** START **

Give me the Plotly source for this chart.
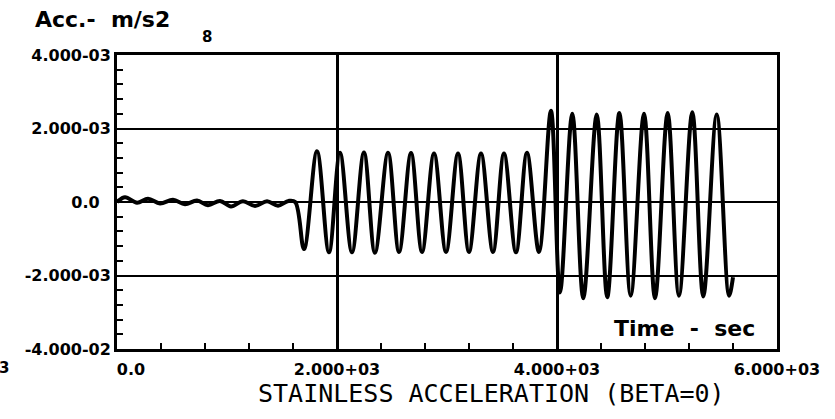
import plotly.graph_objects as go

# ---- data ----
time_s = [
    0, 73, 182, 282, 391, 509, 618, 727, 827, 936, 1036, 1145, 1255, 1364, 1464, 1560, 1620,
    1700, 1818, 1927, 2027, 2136, 2245, 2345, 2464, 2564, 2673, 2773, 2882, 2991, 3100,
    3200, 3309, 3418, 3518, 3627, 3727, 3836,
    3945, 4027, 4139, 4239, 4361, 4457, 4567, 4670, 4791, 4891, 5006, 5109, 5230, 5330,
    5452, 5564, 5600,
]
accel = [
    0.0, 0.0013, -0.0002, 0.0009, -0.0004, 0.0006, -0.0006, 0.0004, -0.0009, 0.0003, -0.0012,
    0.0002, -0.0011, 0.0002, -0.0010, 0.0003, 0.0,
    -0.0128, 0.0138, -0.0137, 0.0134, -0.0137, 0.0135, -0.0138, 0.0134, -0.0136, 0.0133,
    -0.0136, 0.0132, -0.0136, 0.0132, -0.0136, 0.0132, -0.0136, 0.0132, -0.0137, 0.0134,
    -0.0136,
    0.0248, -0.0246, 0.0240, -0.0262, 0.0238, -0.0259, 0.0242, -0.0255, 0.0240, -0.0262,
    0.0242, -0.0255, 0.0244, -0.0257, 0.0238, -0.0255, -0.0205,
]

x_tickvals = [0, 2000, 4000, 6000]
x_ticktext = ["\u00a0\u00a0\u00a0\u00a0\u00a00.0", "2.000+03", "4.000+03", "6.000+03"]
y_tickvals = [-0.04, -0.02, 0.0, 0.02, 0.04]
y_ticktext = ["-4.000-02", "-2.000-03", "0.0\u00a0\u00a0", "2.000-03", "4.000-03"]

title_text = "STAINLESS ACCELERATION (BETA=0)"
y_label = "Acc.-\u00a0 m/s2"
x_label = "Time\u00a0 -\u00a0 sec"

# ---- figure ----
W, H = 835, 419
L, R, T, B = 117, 58, 55, 70
pw, ph = W - L - R, H - T - B


def px(xp):
    return (xp - L) / pw


def py(yp):
    return (H - B - yp) / ph


fig = go.Figure()
fig.add_trace(go.Scatter(
    x=time_s, y=accel, mode="lines",
    line=dict(color="black", width=4, shape="spline", smoothing=1.0),
    hoverinfo="skip", showlegend=False,
))

tick_font = dict(family="DejaVu Sans", size=16, color="black", weight="bold")

fig.update_xaxes(
    range=[0, 6000], tickmode="array", tickvals=x_tickvals, ticktext=x_ticktext,
    showline=True, linecolor="black", linewidth=3, mirror=True,
    showgrid=True, gridcolor="black", gridwidth=3, zeroline=False,
    ticks="inside", ticklen=6, tickwidth=2, tickcolor="black",
    minor=dict(tickmode="linear", tick0=0, dtick=400, ticks="inside", ticklen=6,
               tickwidth=2, tickcolor="black", showgrid=False),
    tickfont=tick_font, ticklabelstandoff=4,
)
fig.update_yaxes(
    range=[-0.04, 0.04], tickmode="array", tickvals=y_tickvals, ticktext=y_ticktext,
    showline=True, linecolor="black", linewidth=3, mirror=True,
    showgrid=True, gridcolor="black", gridwidth=1.5, zeroline=False,
    ticks="inside", ticklen=6, tickwidth=2, tickcolor="black",
    minor=dict(tickmode="linear", tick0=0, dtick=0.004, ticks="inside", ticklen=6,
               tickwidth=2, tickcolor="black", showgrid=False),
    tickfont=tick_font, ticklabelstandoff=0,
)

annotations = [
    dict(text=y_label, x=px(33), y=py(20), xanchor="left", yanchor="middle",
         font=dict(family="DejaVu Sans", size=22, color="black", weight="bold")),
    dict(text="8", x=px(207), y=py(37), xanchor="center", yanchor="middle",
         font=dict(family="DejaVu Sans", size=15, color="black", weight="bold")),
    dict(text=x_label, x=px(612), y=py(328), xanchor="left", yanchor="middle",
         font=dict(family="DejaVu Sans", size=22, color="black", weight="bold")),
    dict(text=title_text, x=px(491), y=py(393), xanchor="center", yanchor="middle",
         font=dict(family="DejaVu Sans Mono", size=25, color="black")),
    dict(text="3", x=px(4), y=py(368), xanchor="center", yanchor="middle",
         font=dict(family="DejaVu Sans", size=15, color="black", weight="bold")),
]
for a in annotations:
    a.update(xref="paper", yref="paper", showarrow=False)

fig.update_layout(
    width=W, height=H,
    margin=dict(l=L, r=R, t=T, b=B, pad=0),
    paper_bgcolor="white", plot_bgcolor="white",
    annotations=annotations,
    showlegend=False,
)

fig.write_html(
    "out.html",
    config={"displayModeBar": False},
    post_script="document.body.style.margin='0';document.body.style.padding='0';",
)
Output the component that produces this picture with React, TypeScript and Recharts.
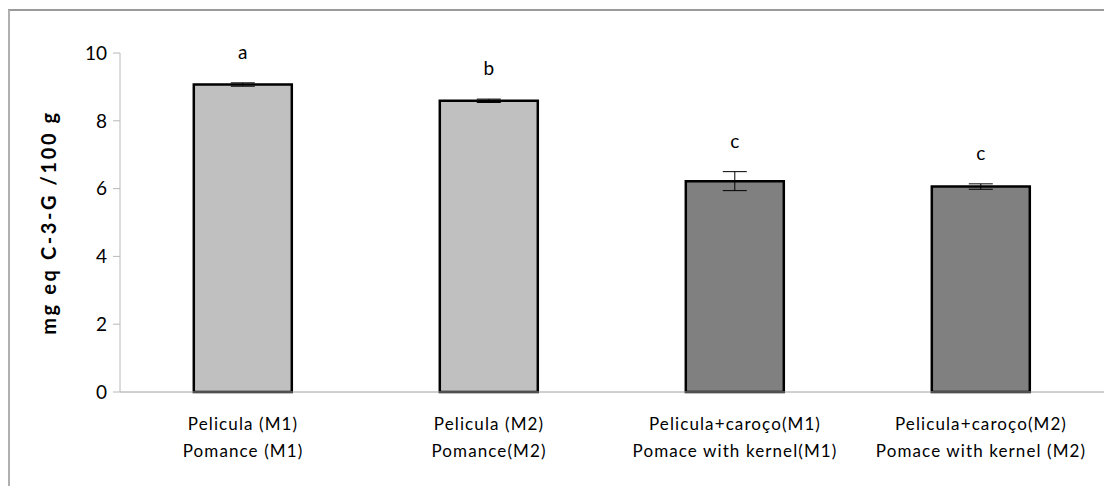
import React from "react";
import { BarChart, Bar, XAxis, YAxis, ErrorBar, Cell, LabelList } from "recharts";

const categories = ["Pelicula (M1)|Pomance (M1)", "Pelicula (M2)|Pomance(M2)", "Pelicula+caroço(M1)|Pomace with kernel(M1)", "Pelicula+caroço(M2)|Pomace with kernel (M2)"];
const values = [9.07, 8.59, 6.22, 6.06];
const errors = [0.05, 0.05, 0.28, 0.08];
const letters = ["a", "b", "c", "c"];
const fills = ["#c0c0c0", "#c0c0c0", "#808080", "#808080"];
const yTicks = [0, 2, 4, 6, 8, 10];
const boundaryTicks = [0, 1, 2, 3, 4];

const data = categories.map((c, i) => ({ name: c, value: values[i], err: errors[i], letter: letters[i] }));

const FONT = "Lato, 'Open Sans', sans-serif";

const CatTick = (props: any) => {
  const { x, y, payload } = props;
  const lines = String(payload.value).split("|");
  return (
    <g>
      {lines.map((l, i) => (
        <text key={i} x={x} y={y + 30 + i * 27} textAnchor="middle" fontFamily={FONT} fontSize={17} fill="#000" letterSpacing={1.1}>
          {l}
        </text>
      ))}
    </g>
  );
};

const LetterLabel = (props: any) => {
  const { x, y, width, height, index } = props;
  const v = values[index];
  const e = errors[index];
  const pxPerUnit = height / v;
  const top = y - e * pxPerUnit;
  return (
    <text x={x + width / 2} y={top - 24} textAnchor="middle" fontFamily={FONT} fontSize={19} fill="#000">
      {letters[index]}
    </text>
  );
};

const YLabel = (props: any) => {
  const { viewBox } = props;
  const cy = viewBox.y + viewBox.height / 2;
  const cx = 40;
  return (
    <text x={cx} y={cy} transform={`rotate(-90, ${cx}, ${cy})`} textAnchor="middle" dominantBaseline="central" fontFamily={FONT} fontSize={20} fontWeight={700} fill="#000" letterSpacing={2.6}>
      mg  eq C-3-G /100 g
    </text>
  );
};

export default function App() {
  return (
    <div style={{ position: "relative", width: 1104, height: 478 }}>
      <div style={{ position: "absolute", left: 0, top: 1, width: 1104, height: 2, background: "#9a9a9a" }} />
      <div style={{ position: "absolute", left: 0, top: 2, width: 2, height: 476, background: "#b0b0b0" }} />
      <BarChart width={1104} height={478} data={data} margin={{ top: 45, right: 8, bottom: 0, left: 0 }} barCategoryGap="30%">
        <XAxis xAxisId="cat" dataKey="name" tick={<CatTick />} tickLine={false} axisLine={{ stroke: "#a0a0a0", strokeWidth: 1 }} interval={0} height={94} />
        <XAxis xAxisId="bnd" type="number" domain={[0, 4]} ticks={boundaryTicks} tick={false} tickSize={6} tickLine={{ stroke: "#a0a0a0" }} axisLine={false} height={0} />
        <YAxis domain={[0, 10]} ticks={yTicks} width={112} tickSize={7} tickMargin={6} tick={{ fontFamily: FONT, fontSize: 19, fill: "#000" }} axisLine={{ stroke: "#b8b8b8" }} tickLine={{ stroke: "#b8b8b8" }}
          label={<YLabel />} />
        <Bar xAxisId="cat" dataKey="value" stroke="#000" strokeWidth={2.5} isAnimationActive={false}>
          {data.map((d, i) => (
            <Cell key={i} fill={fills[i]} />
          ))}
          <ErrorBar dataKey="err" width={12} stroke="#000" strokeWidth={1} />
          <LabelList dataKey="letter" content={<LetterLabel />} />
        </Bar>
      </BarChart>
    </div>
  );
}
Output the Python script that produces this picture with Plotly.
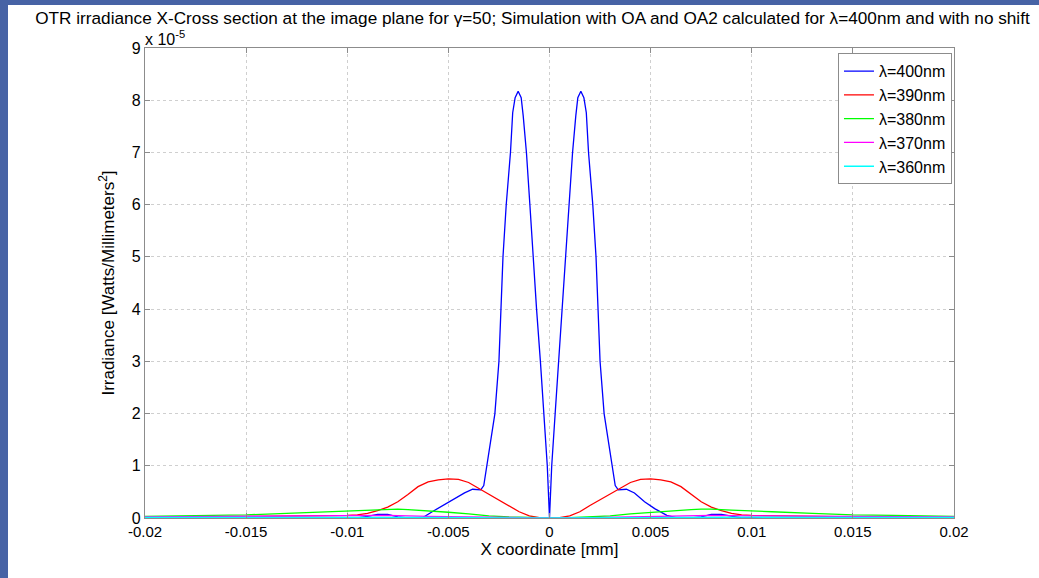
import plotly.graph_objects as go

# ---- data (irradiance in units of 1e-5 W/mm^2), x in mm ----
blue_x = [-0.02, -0.012, -0.0095, -0.009, -0.0085, -0.008, -0.0075, -0.007, -0.0063,
          -0.0058, -0.0052, -0.0047, -0.0042, -0.0038, -0.0034, -0.00325, -0.0031,
          -0.0029, -0.0027, -0.0025, -0.0024, -0.0023, -0.00214, -0.00193, -0.00182,
          -0.0017, -0.00155, -0.0014, -0.0013, -0.00114, -0.00097, -0.00081, -0.00064,
          -0.00045, -0.00028, -0.00011, 0.0,
          0.00011, 0.00028, 0.00045, 0.00064, 0.00081, 0.00097, 0.00114, 0.0013,
          0.0014, 0.00155, 0.0017, 0.00182, 0.00193, 0.00214, 0.0023, 0.0024, 0.0025,
          0.0027, 0.0029, 0.0031, 0.00325, 0.0034, 0.0038, 0.0042, 0.0047, 0.0052,
          0.0058, 0.0063, 0.007, 0.0075, 0.008, 0.0085, 0.009, 0.0095, 0.012, 0.02]
blue_y = [0.0, 0.0, 0.0, 0.03, 0.07, 0.07, 0.02, 0.0, 0.0,
          0.12, 0.25, 0.36, 0.48, 0.55, 0.54, 0.62, 1.0,
          1.5, 2.0, 3.0, 4.0, 5.0, 6.0, 7.0, 7.76,
          8.05, 8.17, 8.05, 7.7, 7.0, 6.0, 5.0, 4.0,
          3.0, 2.0, 1.0, 0.0,
          1.0, 2.0, 3.0, 4.0, 5.0, 6.0, 7.0, 7.7,
          8.05, 8.17, 8.05, 7.76, 7.0, 6.0, 5.0, 4.0, 3.0,
          2.0, 1.5, 1.0, 0.62, 0.54, 0.55, 0.48, 0.31, 0.18,
          0.05, 0.0, 0.0, 0.02, 0.07, 0.07, 0.03, 0.0, 0.0, 0.0]

red_x = [-0.02, -0.015, -0.012, -0.01, -0.0095, -0.009, -0.0085, -0.008, -0.0075,
         -0.007, -0.0065, -0.006, -0.0055, -0.005, -0.0045, -0.004, -0.0035, -0.003,
         -0.0025, -0.002, -0.0015, -0.001, -0.0005, 0.0,
         0.0005, 0.001, 0.0015, 0.002, 0.0025, 0.003, 0.0035, 0.004, 0.0045, 0.005,
         0.0055, 0.006, 0.0065, 0.007, 0.0075, 0.008, 0.0085, 0.009, 0.0095, 0.01,
         0.012, 0.015, 0.02]
red_y = [0.01, 0.02, 0.04, 0.05, 0.06, 0.09, 0.14, 0.21, 0.31,
         0.45, 0.60, 0.69, 0.73, 0.75, 0.74, 0.68, 0.57, 0.46,
         0.35, 0.24, 0.12, 0.04, 0.005, 0.0,
         0.005, 0.04, 0.12, 0.24, 0.35, 0.46, 0.57, 0.68, 0.74, 0.75,
         0.73, 0.69, 0.60, 0.45, 0.31, 0.21, 0.14, 0.09, 0.06, 0.05,
         0.04, 0.02, 0.01]

green_x = [-0.02, -0.017, -0.015, -0.013, -0.011, -0.01, -0.009, -0.008, -0.0075,
           -0.007, -0.006, -0.005, -0.004, -0.003, -0.002, -0.001, 0.0,
           0.001, 0.002, 0.003, 0.004, 0.005, 0.006, 0.007, 0.0075, 0.008, 0.009,
           0.01, 0.011, 0.013, 0.015, 0.017, 0.02]
green_y = [0.03, 0.05, 0.06, 0.09, 0.12, 0.14, 0.15, 0.17, 0.17,
           0.16, 0.14, 0.11, 0.08, 0.04, 0.02, 0.005, 0.0,
           0.005, 0.02, 0.04, 0.08, 0.11, 0.14, 0.16, 0.17, 0.17, 0.15,
           0.14, 0.12, 0.09, 0.06, 0.05, 0.03]

magenta_x = [-0.02, -0.015, -0.012, -0.01, -0.008, -0.006, -0.004, -0.002, 0.0,
             0.002, 0.004, 0.006, 0.008, 0.01, 0.012, 0.015, 0.02]
magenta_y = [0.02, 0.03, 0.04, 0.04, 0.05, 0.03, 0.02, 0.005, 0.0,
             0.005, 0.02, 0.03, 0.05, 0.04, 0.04, 0.03, 0.02]

cyan_x = [-0.02, -0.015, -0.01, -0.005, 0.0, 0.005, 0.01, 0.015, 0.02]
cyan_y = [0.01, 0.012, 0.015, 0.01, 0.0, 0.01, 0.015, 0.012, 0.01]

series = [
    ("λ=400nm", blue_x, blue_y, "#0000ff"),
    ("λ=390nm", red_x, red_y, "#ff0000"),
    ("λ=380nm", green_x, green_y, "#00ff00"),
    ("λ=370nm", magenta_x, magenta_y, "#ff00ff"),
    ("λ=360nm", cyan_x, cyan_y, "#00ffff"),
]

x_ticks = [-0.02, -0.015, -0.01, -0.005, 0, 0.005, 0.01, 0.015, 0.02]
x_tick_labels = ["-0.02", "-0.015", "-0.01", "-0.005", "0", "0.005", "0.01", "0.015", "0.02"]
y_ticks = [0, 1, 2, 3, 4, 5, 6, 7, 8, 9]

FONT = "Liberation Sans, Arial, sans-serif"

fig = go.Figure()
for name, xs, ys, col in series:
    fig.add_trace(go.Scatter(x=xs, y=ys, mode="lines", name=name,
                             line=dict(color=col, width=1.3)))

W, H = 1039, 578
L, R, T, B = 145, 85, 48, 60
pw, ph = W - L - R, H - T - B

axis_common = dict(showline=True, linecolor="#8c8c8c", linewidth=1.2, mirror="ticks",
                   ticks="inside", ticklen=5, tickcolor="#8c8c8c",
                   showgrid=True, gridcolor="#cfcfcf", griddash="dot", gridwidth=1,
                   zeroline=False)

fig.update_layout(
    width=W, height=H,
    margin=dict(l=L, r=R, t=T, b=B),
    paper_bgcolor="white", plot_bgcolor="white",
    font=dict(family=FONT, color="black"),
    title=dict(text="OTR irradiance X-Cross section at the image plane for γ=50; Simulation with OA and OA2 calculated for λ=400nm and with no shift",
               x=0.5125, xanchor="center", y=0.969, yanchor="middle",
               font=dict(family=FONT, size=17.2, color="black")),
    xaxis=dict(range=[-0.02, 0.02], tickvals=x_ticks, ticktext=x_tick_labels,
               tickfont=dict(family=FONT, size=15, color="black"),
               title=dict(text="X coordinate [mm]", font=dict(family=FONT, size=17), standoff=0),
               **axis_common),
    yaxis=dict(range=[0, 9], tickvals=y_ticks,
               tickfont=dict(family=FONT, size=16, color="black"),
               title=dict(text="Irradiance [Watts/Millimeters<sup>2</sup>]", font=dict(family=FONT, size=17), standoff=12),
               **axis_common),
    legend=dict(x=0.9975, xanchor="right", y=0.989, yanchor="top",
                bgcolor="white", bordercolor="#8c8c8c", borderwidth=1,
                font=dict(family=FONT, size=16), tracegroupgap=0,
                itemwidth=30),
    showlegend=True,
)

# exponent label
fig.add_annotation(xref="paper", yref="paper", x=0.0, y=1.0, xanchor="left", yanchor="bottom",
                   text="x 10<sup>-5</sup>", showarrow=False, xshift=-2, yshift=-2,
                   font=dict(family=FONT, size=16, color="black"))

# slide-frame border (left strip and top band)
top_edge = (H - B) / ph
fig.add_shape(type="rect", xref="paper", yref="paper",
              x0=-L / pw - 0.01, x1=(8 - L) / pw, y0=-B / ph - 0.01, y1=top_edge + 0.01,
              fillcolor="#4763a5", line=dict(width=0), layer="below")
fig.add_shape(type="rect", xref="paper", yref="paper",
              x0=-L / pw - 0.01, x1=(W - L) / pw + 0.01, y0=(H - B - 5) / ph, y1=top_edge + 0.01,
              fillcolor="#4763a5", line=dict(width=0), layer="below")

fig.write_html("out.html")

** END **

### Set task
Pictures excluded, retype exactly the lines running from the one with "Output the Python" through the one with "0.04, 0.02, 0.01]". Include both end lines and nothing more.

### Response below
Output the Python script that produces this picture with Plotly.
import plotly.graph_objects as go

# ---- data (irradiance in units of 1e-5 W/mm^2), x in mm ----
blue_x = [-0.02, -0.012, -0.0095, -0.009, -0.0085, -0.008, -0.0075, -0.007, -0.0063,
          -0.0058, -0.0052, -0.0047, -0.0042, -0.0038, -0.0034, -0.00325, -0.0031,
          -0.0029, -0.0027, -0.0025, -0.0024, -0.0023, -0.00214, -0.00193, -0.00182,
          -0.0017, -0.00155, -0.0014, -0.0013, -0.00114, -0.00097, -0.00081, -0.00064,
          -0.00045, -0.00028, -0.00011, 0.0,
          0.00011, 0.00028, 0.00045, 0.00064, 0.00081, 0.00097, 0.00114, 0.0013,
          0.0014, 0.00155, 0.0017, 0.00182, 0.00193, 0.00214, 0.0023, 0.0024, 0.0025,
          0.0027, 0.0029, 0.0031, 0.00325, 0.0034, 0.0038, 0.0042, 0.0047, 0.0052,
          0.0058, 0.0063, 0.007, 0.0075, 0.008, 0.0085, 0.009, 0.0095, 0.012, 0.02]
blue_y = [0.0, 0.0, 0.0, 0.03, 0.07, 0.07, 0.02, 0.0, 0.0,
          0.12, 0.25, 0.36, 0.48, 0.55, 0.54, 0.62, 1.0,
          1.5, 2.0, 3.0, 4.0, 5.0, 6.0, 7.0, 7.76,
          8.05, 8.17, 8.05, 7.7, 7.0, 6.0, 5.0, 4.0,
          3.0, 2.0, 1.0, 0.0,
          1.0, 2.0, 3.0, 4.0, 5.0, 6.0, 7.0, 7.7,
          8.05, 8.17, 8.05, 7.76, 7.0, 6.0, 5.0, 4.0, 3.0,
          2.0, 1.5, 1.0, 0.62, 0.54, 0.55, 0.48, 0.31, 0.18,
          0.05, 0.0, 0.0, 0.02, 0.07, 0.07, 0.03, 0.0, 0.0, 0.0]

red_x = [-0.02, -0.015, -0.012, -0.01, -0.0095, -0.009, -0.0085, -0.008, -0.0075,
         -0.007, -0.0065, -0.006, -0.0055, -0.005, -0.0045, -0.004, -0.0035, -0.003,
         -0.0025, -0.002, -0.0015, -0.001, -0.0005, 0.0,
         0.0005, 0.001, 0.0015, 0.002, 0.0025, 0.003, 0.0035, 0.004, 0.0045, 0.005,
         0.0055, 0.006, 0.0065, 0.007, 0.0075, 0.008, 0.0085, 0.009, 0.0095, 0.01,
         0.012, 0.015, 0.02]
red_y = [0.01, 0.02, 0.04, 0.05, 0.06, 0.09, 0.14, 0.21, 0.31,
         0.45, 0.60, 0.69, 0.73, 0.75, 0.74, 0.68, 0.57, 0.46,
         0.35, 0.24, 0.12, 0.04, 0.005, 0.0,
         0.005, 0.04, 0.12, 0.24, 0.35, 0.46, 0.57, 0.68, 0.74, 0.75,
         0.73, 0.69, 0.60, 0.45, 0.31, 0.21, 0.14, 0.09, 0.06, 0.05,
         0.04, 0.02, 0.01]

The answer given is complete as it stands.